Code that draws figures:
* * * * * * *

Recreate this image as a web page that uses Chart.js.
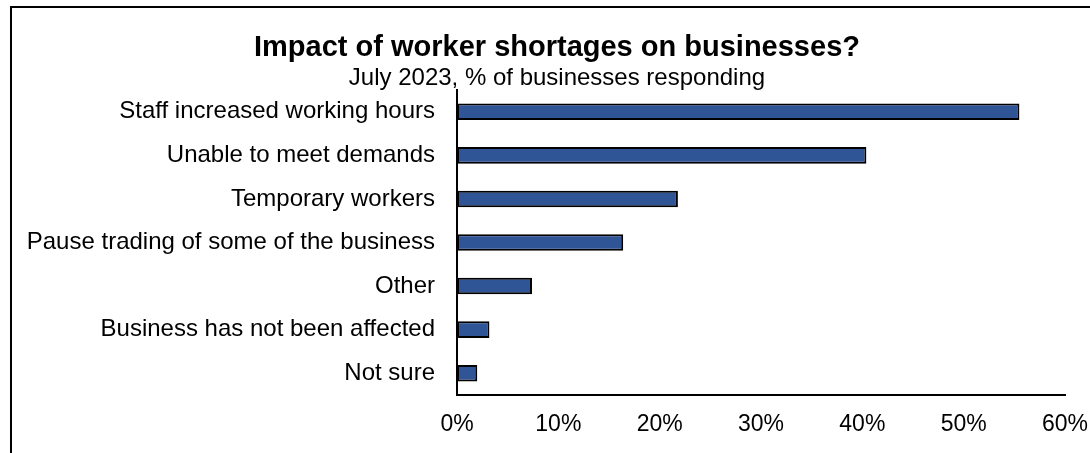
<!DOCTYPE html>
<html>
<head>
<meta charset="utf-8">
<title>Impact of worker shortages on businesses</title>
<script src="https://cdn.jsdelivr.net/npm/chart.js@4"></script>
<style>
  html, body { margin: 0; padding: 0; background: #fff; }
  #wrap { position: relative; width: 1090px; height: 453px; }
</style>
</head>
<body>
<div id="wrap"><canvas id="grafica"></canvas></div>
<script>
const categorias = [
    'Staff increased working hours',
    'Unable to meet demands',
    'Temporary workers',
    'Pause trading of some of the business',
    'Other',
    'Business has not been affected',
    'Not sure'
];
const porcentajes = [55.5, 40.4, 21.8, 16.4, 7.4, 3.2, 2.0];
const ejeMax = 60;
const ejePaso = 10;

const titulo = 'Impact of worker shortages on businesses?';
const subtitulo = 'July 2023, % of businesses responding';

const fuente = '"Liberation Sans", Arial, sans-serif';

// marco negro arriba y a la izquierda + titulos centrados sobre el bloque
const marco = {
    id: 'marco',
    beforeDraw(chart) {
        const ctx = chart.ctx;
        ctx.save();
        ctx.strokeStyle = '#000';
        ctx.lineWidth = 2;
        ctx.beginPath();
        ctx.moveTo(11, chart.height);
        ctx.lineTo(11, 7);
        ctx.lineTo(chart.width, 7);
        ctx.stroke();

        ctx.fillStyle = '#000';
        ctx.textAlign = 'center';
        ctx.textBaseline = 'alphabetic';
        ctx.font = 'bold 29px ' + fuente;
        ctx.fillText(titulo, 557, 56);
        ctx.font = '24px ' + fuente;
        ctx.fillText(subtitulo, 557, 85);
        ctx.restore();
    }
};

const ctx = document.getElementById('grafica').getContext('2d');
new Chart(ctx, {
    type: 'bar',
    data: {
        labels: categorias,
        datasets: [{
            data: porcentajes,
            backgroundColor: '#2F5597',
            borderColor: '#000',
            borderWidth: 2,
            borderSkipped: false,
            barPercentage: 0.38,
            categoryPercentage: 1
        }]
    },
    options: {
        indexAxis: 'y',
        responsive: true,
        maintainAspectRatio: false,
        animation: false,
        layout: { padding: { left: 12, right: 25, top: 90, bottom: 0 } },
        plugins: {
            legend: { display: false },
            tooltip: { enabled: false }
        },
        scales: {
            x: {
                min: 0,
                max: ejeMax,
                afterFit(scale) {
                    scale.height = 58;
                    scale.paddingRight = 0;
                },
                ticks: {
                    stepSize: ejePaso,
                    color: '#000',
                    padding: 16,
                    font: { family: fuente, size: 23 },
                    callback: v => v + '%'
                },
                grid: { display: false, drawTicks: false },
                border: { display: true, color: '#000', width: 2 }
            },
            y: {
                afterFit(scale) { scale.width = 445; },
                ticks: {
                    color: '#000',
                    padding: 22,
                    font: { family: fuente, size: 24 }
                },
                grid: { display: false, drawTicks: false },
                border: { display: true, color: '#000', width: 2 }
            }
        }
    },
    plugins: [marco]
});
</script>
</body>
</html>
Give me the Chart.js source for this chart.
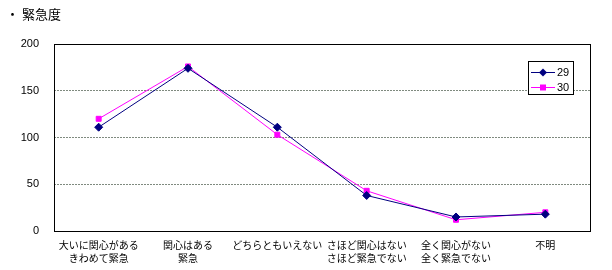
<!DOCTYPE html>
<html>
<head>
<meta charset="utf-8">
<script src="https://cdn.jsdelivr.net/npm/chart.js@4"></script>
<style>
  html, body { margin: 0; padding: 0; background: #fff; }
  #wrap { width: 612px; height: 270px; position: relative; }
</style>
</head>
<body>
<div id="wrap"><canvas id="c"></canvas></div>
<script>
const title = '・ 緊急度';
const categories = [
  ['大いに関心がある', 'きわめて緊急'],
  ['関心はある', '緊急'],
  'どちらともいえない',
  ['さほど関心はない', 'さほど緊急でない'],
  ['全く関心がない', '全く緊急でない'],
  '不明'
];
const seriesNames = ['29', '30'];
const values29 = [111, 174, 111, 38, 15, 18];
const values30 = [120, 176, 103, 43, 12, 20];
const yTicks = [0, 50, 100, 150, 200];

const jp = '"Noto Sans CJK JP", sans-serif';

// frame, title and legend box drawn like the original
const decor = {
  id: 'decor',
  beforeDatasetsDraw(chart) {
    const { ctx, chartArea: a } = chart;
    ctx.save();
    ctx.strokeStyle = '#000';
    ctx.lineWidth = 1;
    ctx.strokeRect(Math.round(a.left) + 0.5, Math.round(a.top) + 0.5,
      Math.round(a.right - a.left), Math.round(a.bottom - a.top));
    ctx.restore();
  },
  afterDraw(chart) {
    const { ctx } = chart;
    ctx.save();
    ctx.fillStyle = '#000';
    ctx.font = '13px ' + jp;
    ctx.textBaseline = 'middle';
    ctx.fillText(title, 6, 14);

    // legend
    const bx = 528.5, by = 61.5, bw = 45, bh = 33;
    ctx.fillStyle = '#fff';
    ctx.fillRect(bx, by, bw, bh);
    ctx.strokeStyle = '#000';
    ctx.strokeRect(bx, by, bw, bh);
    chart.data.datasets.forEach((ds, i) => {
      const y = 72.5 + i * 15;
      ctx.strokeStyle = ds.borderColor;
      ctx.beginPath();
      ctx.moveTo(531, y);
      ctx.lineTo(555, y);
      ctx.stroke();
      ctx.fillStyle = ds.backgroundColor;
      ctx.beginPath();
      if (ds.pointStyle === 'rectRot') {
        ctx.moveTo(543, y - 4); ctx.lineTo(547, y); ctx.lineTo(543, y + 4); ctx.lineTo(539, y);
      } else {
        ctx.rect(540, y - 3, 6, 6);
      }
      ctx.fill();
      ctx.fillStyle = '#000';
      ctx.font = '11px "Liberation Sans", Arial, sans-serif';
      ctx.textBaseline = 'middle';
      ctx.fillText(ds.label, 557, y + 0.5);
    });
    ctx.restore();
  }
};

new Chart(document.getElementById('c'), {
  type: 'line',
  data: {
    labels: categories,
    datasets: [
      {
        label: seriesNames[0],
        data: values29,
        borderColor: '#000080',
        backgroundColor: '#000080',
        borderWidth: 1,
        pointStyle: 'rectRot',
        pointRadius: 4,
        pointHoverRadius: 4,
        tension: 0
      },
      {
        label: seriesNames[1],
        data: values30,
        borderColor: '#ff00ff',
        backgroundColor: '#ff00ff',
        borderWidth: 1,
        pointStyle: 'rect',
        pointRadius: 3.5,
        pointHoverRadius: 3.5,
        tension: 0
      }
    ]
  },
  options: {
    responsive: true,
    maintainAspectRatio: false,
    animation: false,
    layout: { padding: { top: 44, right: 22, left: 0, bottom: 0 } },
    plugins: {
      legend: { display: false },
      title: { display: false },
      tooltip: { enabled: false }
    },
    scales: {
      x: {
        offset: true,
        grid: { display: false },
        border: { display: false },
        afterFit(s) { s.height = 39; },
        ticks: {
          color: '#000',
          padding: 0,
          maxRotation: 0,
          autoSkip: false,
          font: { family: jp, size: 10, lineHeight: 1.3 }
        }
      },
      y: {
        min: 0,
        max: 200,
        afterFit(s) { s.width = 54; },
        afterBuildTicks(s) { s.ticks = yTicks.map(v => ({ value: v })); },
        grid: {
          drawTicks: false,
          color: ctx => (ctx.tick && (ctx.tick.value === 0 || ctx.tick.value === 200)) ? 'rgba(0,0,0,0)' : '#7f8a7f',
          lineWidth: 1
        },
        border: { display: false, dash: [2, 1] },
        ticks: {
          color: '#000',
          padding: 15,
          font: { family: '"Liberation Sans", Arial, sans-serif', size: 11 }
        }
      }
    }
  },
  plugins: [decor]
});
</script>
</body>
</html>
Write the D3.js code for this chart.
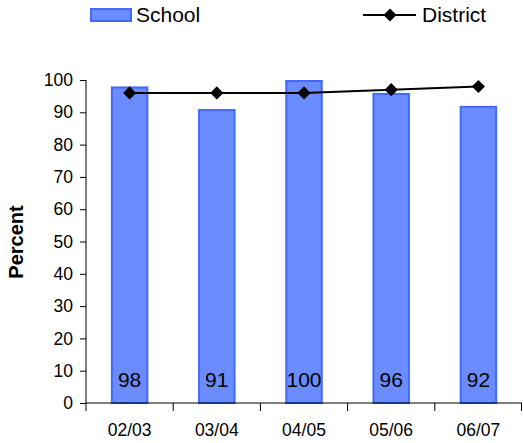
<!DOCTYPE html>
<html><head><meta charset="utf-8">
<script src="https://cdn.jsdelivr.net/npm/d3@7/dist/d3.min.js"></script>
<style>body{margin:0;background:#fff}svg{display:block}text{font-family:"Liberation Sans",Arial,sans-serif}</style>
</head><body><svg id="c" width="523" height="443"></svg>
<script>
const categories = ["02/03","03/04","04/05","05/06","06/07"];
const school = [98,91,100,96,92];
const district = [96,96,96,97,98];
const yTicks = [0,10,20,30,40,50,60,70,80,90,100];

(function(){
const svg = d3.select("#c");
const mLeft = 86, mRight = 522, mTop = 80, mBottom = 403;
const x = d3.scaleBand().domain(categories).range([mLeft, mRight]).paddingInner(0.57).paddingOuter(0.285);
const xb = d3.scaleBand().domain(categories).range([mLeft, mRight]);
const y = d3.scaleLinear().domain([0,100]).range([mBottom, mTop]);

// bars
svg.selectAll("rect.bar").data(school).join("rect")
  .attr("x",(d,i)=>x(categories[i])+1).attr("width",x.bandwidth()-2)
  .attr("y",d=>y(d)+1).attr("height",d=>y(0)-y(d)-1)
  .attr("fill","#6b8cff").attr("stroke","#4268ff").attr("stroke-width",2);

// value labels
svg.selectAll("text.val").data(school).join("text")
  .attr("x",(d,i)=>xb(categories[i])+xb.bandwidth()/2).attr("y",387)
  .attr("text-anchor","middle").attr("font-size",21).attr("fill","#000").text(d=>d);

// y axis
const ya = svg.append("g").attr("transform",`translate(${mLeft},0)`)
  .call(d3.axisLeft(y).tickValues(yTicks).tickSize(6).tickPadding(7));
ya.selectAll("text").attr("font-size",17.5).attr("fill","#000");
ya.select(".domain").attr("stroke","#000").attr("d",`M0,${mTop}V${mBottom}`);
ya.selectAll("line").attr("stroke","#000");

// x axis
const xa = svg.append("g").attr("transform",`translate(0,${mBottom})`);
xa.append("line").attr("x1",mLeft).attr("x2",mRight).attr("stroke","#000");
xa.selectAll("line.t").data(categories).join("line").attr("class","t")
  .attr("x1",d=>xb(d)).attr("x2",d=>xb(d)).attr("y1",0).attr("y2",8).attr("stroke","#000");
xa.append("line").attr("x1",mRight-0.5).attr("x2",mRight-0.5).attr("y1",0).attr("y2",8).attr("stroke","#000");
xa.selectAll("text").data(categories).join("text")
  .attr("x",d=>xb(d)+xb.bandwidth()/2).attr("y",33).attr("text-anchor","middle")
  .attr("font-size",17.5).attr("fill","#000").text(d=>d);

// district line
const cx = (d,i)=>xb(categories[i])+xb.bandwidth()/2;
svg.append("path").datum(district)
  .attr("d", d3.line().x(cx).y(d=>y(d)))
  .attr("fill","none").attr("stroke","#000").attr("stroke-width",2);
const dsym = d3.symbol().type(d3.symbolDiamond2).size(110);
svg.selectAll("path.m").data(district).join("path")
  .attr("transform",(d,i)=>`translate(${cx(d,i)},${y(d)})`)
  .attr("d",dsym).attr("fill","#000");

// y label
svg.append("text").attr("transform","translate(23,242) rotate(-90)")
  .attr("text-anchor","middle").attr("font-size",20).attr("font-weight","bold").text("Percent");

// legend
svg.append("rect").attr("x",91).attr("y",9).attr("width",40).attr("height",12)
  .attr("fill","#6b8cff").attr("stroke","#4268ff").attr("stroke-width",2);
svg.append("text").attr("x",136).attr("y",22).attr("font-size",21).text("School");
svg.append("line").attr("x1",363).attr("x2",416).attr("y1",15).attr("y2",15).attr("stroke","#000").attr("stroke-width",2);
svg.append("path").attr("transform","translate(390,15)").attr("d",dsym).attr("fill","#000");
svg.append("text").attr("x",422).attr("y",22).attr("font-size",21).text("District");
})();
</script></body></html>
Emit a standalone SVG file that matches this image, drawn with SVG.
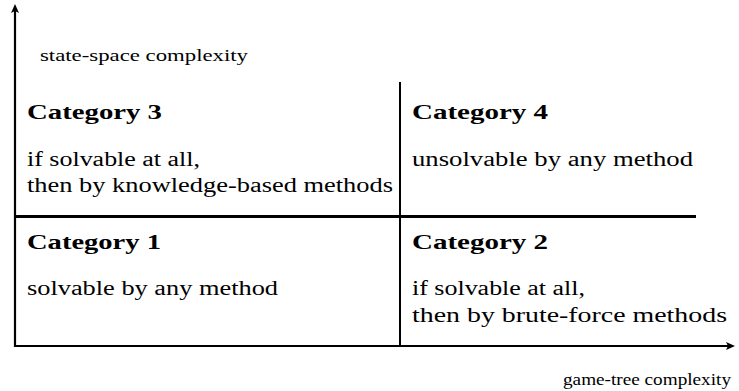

* * * * * * *

» **Given problem**
Above are some records. Output exactly the lines from the one that contains "Give me the Chart.js source for this chart." to the one that contains "ctx.fillText(title, 6, 14);", keeping both, and omit the pictures.

» **Problem solution**
Give me the Chart.js source for this chart.
<!DOCTYPE html>
<html>
<head>
<meta charset="utf-8">
<script src="https://cdn.jsdelivr.net/npm/chart.js@4"></script>
<style>
  html, body { margin: 0; padding: 0; background: #fff; }
  #wrap { width: 612px; height: 270px; position: relative; }
</style>
</head>
<body>
<div id="wrap"><canvas id="c"></canvas></div>
<script>
const title = '・ 緊急度';
const categories = [
  ['大いに関心がある', 'きわめて緊急'],
  ['関心はある', '緊急'],
  'どちらともいえない',
  ['さほど関心はない', 'さほど緊急でない'],
  ['全く関心がない', '全く緊急でない'],
  '不明'
];
const seriesNames = ['29', '30'];
const values29 = [111, 174, 111, 38, 15, 18];
const values30 = [120, 176, 103, 43, 12, 20];
const yTicks = [0, 50, 100, 150, 200];

const jp = '"Noto Sans CJK JP", sans-serif';

// frame, title and legend box drawn like the original
const decor = {
  id: 'decor',
  beforeDatasetsDraw(chart) {
    const { ctx, chartArea: a } = chart;
    ctx.save();
    ctx.strokeStyle = '#000';
    ctx.lineWidth = 1;
    ctx.strokeRect(Math.round(a.left) + 0.5, Math.round(a.top) + 0.5,
      Math.round(a.right - a.left), Math.round(a.bottom - a.top));
    ctx.restore();
  },
  afterDraw(chart) {
    const { ctx } = chart;
    ctx.save();
    ctx.fillStyle = '#000';
    ctx.font = '13px ' + jp;
    ctx.textBaseline = 'middle';
    ctx.fillText(title, 6, 14);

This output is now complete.